Bueno, baja esos humos – dijo Eliza–. No eres tú quien paga las facturas. Si lo hicieses, no te reirías. Y no me gusta que me hables así. Has malgastado hasta tu último penique, porque nunca conociste el valor de un dólar.

¡ O-oh ¡ — dijo él –. ¡ El valor de un dólar! Por Dios que lo sé mejor que tú. Al menos he sacado algún provecho de los míos. ¿Y qué has sacado tú de los tuyos? Me gustaría saberlo. ¿ Qué bien han hecho a nadie? ¿Quieres decírmelo? – gritó”.

Prosigo con el testimonio estridente y no sé qué tan replicable del feroz Gore Vidal. En  Una memoria alude a un episodio que lo involucra sexualmente con Jack Kerouac y que éste recoge en un relato. Vidal, amigo de la verdad, asienta: “La noche del 23 de agosto de 1953 fue descrita por Jack en “Los subterráneos” del siguiente modo: el bar San Remo de Nueva York lo ha trasformado en el de La Máscara de San Francisco. Carmody es (William) Burroughs. Yo soy Ariel Lavalina. En una carta del 7 de octubre de 1956 a su agente, Jack dice: “Quizá la única difamación se encuentre en Ariel (sic) Lavalina, un retrato quizá reconocible de Gore Vidal”.

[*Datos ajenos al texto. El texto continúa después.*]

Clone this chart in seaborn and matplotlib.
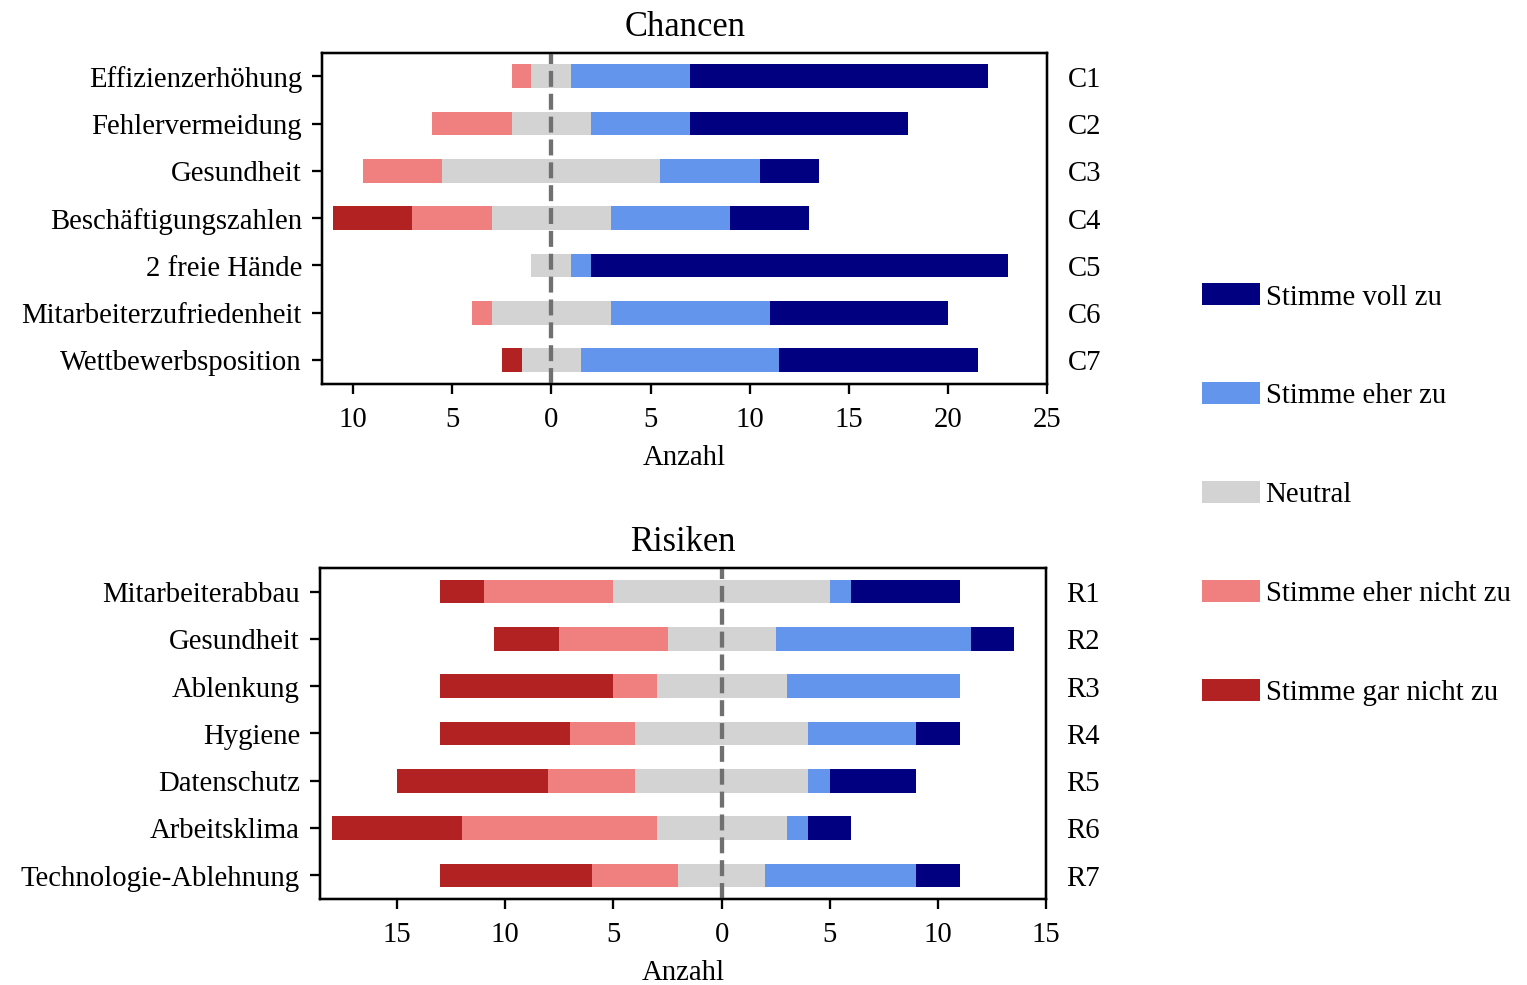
import matplotlib
matplotlib.use("Agg")
import matplotlib.pyplot as plt
from matplotlib.patches import Patch
from matplotlib.ticker import MultipleLocator, FuncFormatter
import numpy as np
import pandas as pd
import seaborn as sns

plt.rcParams["font.family"] = ["Liberation Serif", "DejaVu Serif"]
plt.rcParams["font.size"] = 10

# Answer levels (negative -> positive) and their colours
levels = ["Stimme gar nicht zu", "Stimme eher nicht zu", "Neutral",
          "Stimme eher zu", "Stimme voll zu"]
level_colors = ["firebrick", "lightcoral", "lightgray", "cornflowerblue", "navy"]

# Chancen
chancen_labels = ["Effizienzerhöhung", "Fehlervermeidung", "Gesundheit",
                  "Beschäftigungszahlen", "2 freie Hände",
                  "Mitarbeiterzufriedenheit", "Wettbewerbsposition"]
chancen_codes = ["C1", "C2", "C3", "C4", "C5", "C6", "C7"]
chancen_gar_nicht = [0, 0, 0, 4, 0, 0, 1]
chancen_eher_nicht = [1, 4, 4, 4, 0, 1, 0]
chancen_neutral = [2, 4, 11, 6, 2, 6, 3]
chancen_eher_zu = [6, 5, 5, 6, 1, 8, 10]
chancen_voll_zu = [15, 11, 3, 4, 21, 9, 10]

# Risiken
risiken_labels = ["Mitarbeiterabbau", "Gesundheit", "Ablenkung", "Hygiene",
                  "Datenschutz", "Arbeitsklima", "Technologie-Ablehnung"]
risiken_codes = ["R1", "R2", "R3", "R4", "R5", "R6", "R7"]
risiken_gar_nicht = [2, 3, 8, 6, 7, 6, 7]
risiken_eher_nicht = [6, 5, 2, 3, 4, 9, 4]
risiken_neutral = [10, 5, 6, 8, 8, 6, 4]
risiken_eher_zu = [1, 9, 8, 5, 1, 1, 7]
risiken_voll_zu = [5, 2, 0, 2, 4, 2, 2]


def diverging_bars(ax, labels, codes, series, xlim, title):
    counts = np.array(series, dtype=float)
    n = len(labels)
    # neutral answers are split evenly around zero
    origin = -(counts[0] + counts[1] + counts[2] / 2)
    starts = origin + np.vstack([np.zeros(n), np.cumsum(counts, axis=0)[:-1]])
    for k in range(len(levels)):
        df = pd.DataFrame({"Kategorie": labels, "Anzahl": counts[k]})
        sns.barplot(data=df, x="Anzahl", y="Kategorie", order=labels,
                    orient="y", color=level_colors[k], saturation=1,
                    width=0.5, errorbar=None, left=starts[k],
                    linewidth=0, ax=ax)
    ax.axvline(0, color="#707070", linestyle="--", linewidth=1.5, zorder=3)
    ax.set_xlim(*xlim)
    ax.set_ylim(n - 0.5, -0.5)
    ax.xaxis.set_major_locator(MultipleLocator(5))
    ax.xaxis.set_major_formatter(FuncFormatter(lambda v, p: f"{abs(v):g}"))
    ax.tick_params(axis="x", pad=4.5)
    ax.set_xlabel("Anzahl")
    ax.set_ylabel("")
    ax.set_title(title, fontsize=12)
    for s in ax.spines.values():
        s.set_visible(True)
        s.set_color("black")

    ax2 = ax.twinx()
    ax2.set_ylim(ax.get_ylim())
    ax2.set_yticks(range(n))
    ax2.set_yticklabels(codes)
    ax2.tick_params(axis="y", length=0, pad=7)


fig = plt.figure(figsize=(1527.4 / 207, 985.4 / 207), dpi=207)
ax_top = fig.add_axes([0.2109, 0.6102, 0.4748, 0.3360])
ax_bot = fig.add_axes([0.2096, 0.0873, 0.4754, 0.3360])

diverging_bars(ax_top, chancen_labels, chancen_codes,
               [chancen_gar_nicht, chancen_eher_nicht, chancen_neutral,
                chancen_eher_zu, chancen_voll_zu],
               (-11.55, 25), "Chancen")
diverging_bars(ax_bot, risiken_labels, risiken_codes,
               [risiken_gar_nicht, risiken_eher_nicht, risiken_neutral,
                risiken_eher_zu, risiken_voll_zu],
               (-18.55, 15), "Risiken")

handles = [Patch(facecolor=c, edgecolor="none", label=l)
           for l, c in zip(levels[::-1], level_colors[::-1])]
fig.legend(handles=handles, loc="upper left", bbox_to_anchor=(0.7702, 0.7385),
           frameon=False, handletextpad=0.2, labelspacing=2.5,
           handleheight=0.8)

fig.savefig("out.png", dpi=207)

Vidal cita en extenso la narración de Kerouac y nos muestra que éste se pasó de ingenioso y de sardónico; lo ridiculiza por su éxito literario y lo dibuja clara y drásticamente como un simple homosexual. La novia de Kerouac, una tal Mardou, los deja a los tres en el bar y se adelanta a su departamento, donde más tarde llegará el personaje que es y no es Kerouac, pues él sigue la fiesta y dice haber dormido en el sofá de la suite que ocupa Lavalina. Se despierta con la cabeza hecha pedazos por efecto de una espantosa cruda. Al parecer salen juntos y suben a un taxi. Entonces cuenta: “ así que en el taxi me da – le pido – cincuenta centavos pero me da un dólar diciendo “me debes un dólar” y salgo corriendo y salgo a toda prisa bajo el sol caliente…”  “Escribiré a Lavalina ahora mismo, adjuntándole un dólar y disculpándome por estar tan borracho y comportarme de un modo que pueda malinterpretar”.

Ante tal distorsión de los hechos, Gore Vidal encara a Kerouac, quien asegura no recordar nada de lo que ocurrió aquella noche. Vidal le refresca la memoria:

“– ¿ Te acuerdas de lo que te dije a la mañana siguiente?

Nos habíamos despertado en una cama doble a ras del suelo. Yo no bebía mucho en ese tiempo, estaba suficientemente lúcido. Jack estaba crudo. Tras vestirnos dijo que tendría que abordar el metro a dondequiera que fuese que vivía con esa chica negra (Mardou). 

Sólo que no tengo nada de dinero.

Le di un dólar y le dije:

Ahora me debes un dólar”

Yo admiro en verdad a los norteamericanos: ellos han podido hablar sin ambages sobre lo que significa un dólar y pelear por su valor con franqueza, a diferencia de nosotros los mexicanos que escondemos cuanto más podemos el posible valor del dinero y ni siquiera enunciamos la fracción monetaria del caso; nos sermoneamos para ocultar nuestra propia codicia y la disimulamos muy bien. No nos gusta la exhortación: “¡ Hablemos de dinero!”. 

Al final, el valor de un dólar lo taza cualquiera. Incluso se convierte en una pista que permite la efectividad policiaca: recuerdo al calvo y famoso detective Kojak, repasando las fotos y huellas dactilares de un reincidente ladrón afroamericano, diciéndole al gordinflón de su asistente Stavros: “Este tipo sería capaz de torcerle el brazo a su madre por un dólar”.